Getting a grip on global consumer culture

(Edmonton) A University of Alberta researcher says that when it comes to understanding globalization, we need a grasp on our past to get a grip on the present.

"In today's culture we tend to think about globalization as something new, something radically different," says Katherine Binhammer, professor of English and film studies. "We have this discourse that if only we can bring free trade to every developing nation, they will be free, have happier lives, have a better standard of living-but is that the case?"

It's a question that affects people everywhere, from stock traders in New York to war-afflicted orphans in Sierra Leone. And as Binhammer points out, it's a question societies have been grappling with for a long time. "We see in the 18th century the dialectic of that utopian vision of global freedom, human rights and profit for all-and the other vision, the darker vision that recognizes that our search for profit, in a global framework, means selling humans. So my suggestion would be, then, how might we think about the present moment, so that we're not all jumping into that utopian vision?"

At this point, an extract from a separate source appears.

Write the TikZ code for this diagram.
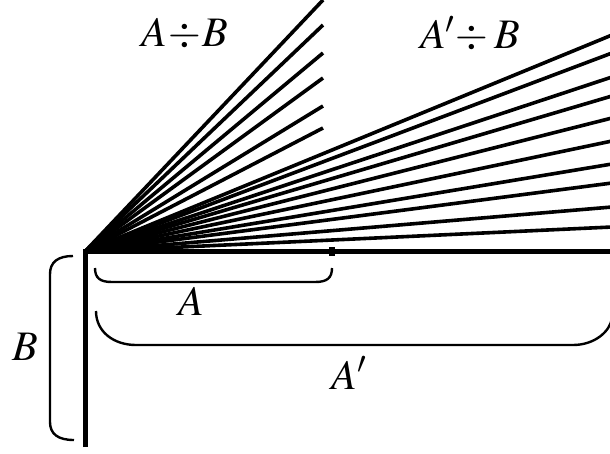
\documentclass[tikz,border=0pt]{standalone}
\usepackage{mathptmx}
\tikzset{x=1pt, y=-1pt,
    fan/.style={line width=3.6pt},
    axis/.style={line width=5pt},
    brace/.style={line width=2.4pt},
    lbl/.style={inner sep=0pt, font=\fontsize{42}{46}\selectfont}}

\begin{document}
\begin{tikzpicture}
    \useasboundingbox (0,0) rectangle (610,453);
    \clip (0,0) rectangle (610,453);
    \coordinate (O) at (85,251.5);
    % short rays
    \foreach \y in {0,25,53,78,106,128}
        \draw[fan] (O) -- (323,\y);
    % long rays
    \foreach \y in {35,53,77,96,118,141,164,183,207,227}
        \draw[fan] (O) -- (612,\y);
    \draw[axis] (85,447) -- (O) -- (612,251.5);
    \fill (329,247) rectangle (335,256);
    % brackets
    \draw[brace] (95,268) .. controls (95,278) and (100,282) .. (112,282)
        -- (315,282) .. controls (327,282) and (332,278) .. (332,268);
    \draw[brace] (96,311) .. controls (96,332) and (114,345) .. (136,345)
        -- (573,345) .. controls (594,345) and (610,332) .. (612,318);
    \draw[brace] (73,256) .. controls (58,256) and (50,262) .. (50,274)
        -- (50,422) .. controls (50,434) and (58,440) .. (74,440);
    \node[lbl] (AB) at (185,34) {$A\!\div\! B$};
    \node[lbl] (ApB) at (470,34) {$A'\!\div B$};
    \node[lbl] (A) at (191,301) {$A$};
    \node[lbl] (Ap) at (349,373) {$A'$};
    \node[lbl] (B) at (25,347) {$B$};
\end{tikzpicture}
\end{document}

This is partly why Binhammer teamed up with others, including the Canadian Society for Eighteenth-Century Studies and the Social Sciences and Humanities Research Council of Canada, to bring scholars from around the world to Edmonton. During a three-day conference entitled Crossings: The Cultures of Global Exchange in the Eighteenth Century, they are looking to the past to help societies deal with the present and future.

The global exchange of goods and services is not new. Wherever humans have gone, so have their goods-from Canton, where westerners went for China's tea, to the Royal Exchange in London, where Turks traded silk and spices. Binhammer says the conference's focus is not on whether the practice of globalization in those places is the same as we see today at the London Stock Exchange, for example. Instead, the participants want to know how the similarities and differences help us fully understand what is unique to our moment.

"It's precisely that kind of dialogue between what's the same and what's different that is really important for us to take stock of, so we don't mistakenly believe that this has never happened before. Or we don't mistakenly think that we're at the end of history, as certain globalization theorists argue-that now that democracy and capitalism have taken over the world, this is the end of where we've been working towards all along. But that's not the case," she says.

Binhammer says a clearer alternative explanation is more complex, which is why the researchers will expand their focus beyond the trading of goods and flesh, to include knowledge.

"From intellectual history to book history, scholars will chart what knowledge travels, how it travels, where it travels and to what effect," she says. "We will also investigate the relationship between national and global forms of conceptualizing governance and power.

"I think it would provide people with a deeper understanding of their time. We tend to think in sound bites and buy into a very trite understanding of globalization, when in fact we need to think about it in a more complex way and from multiple perspectives."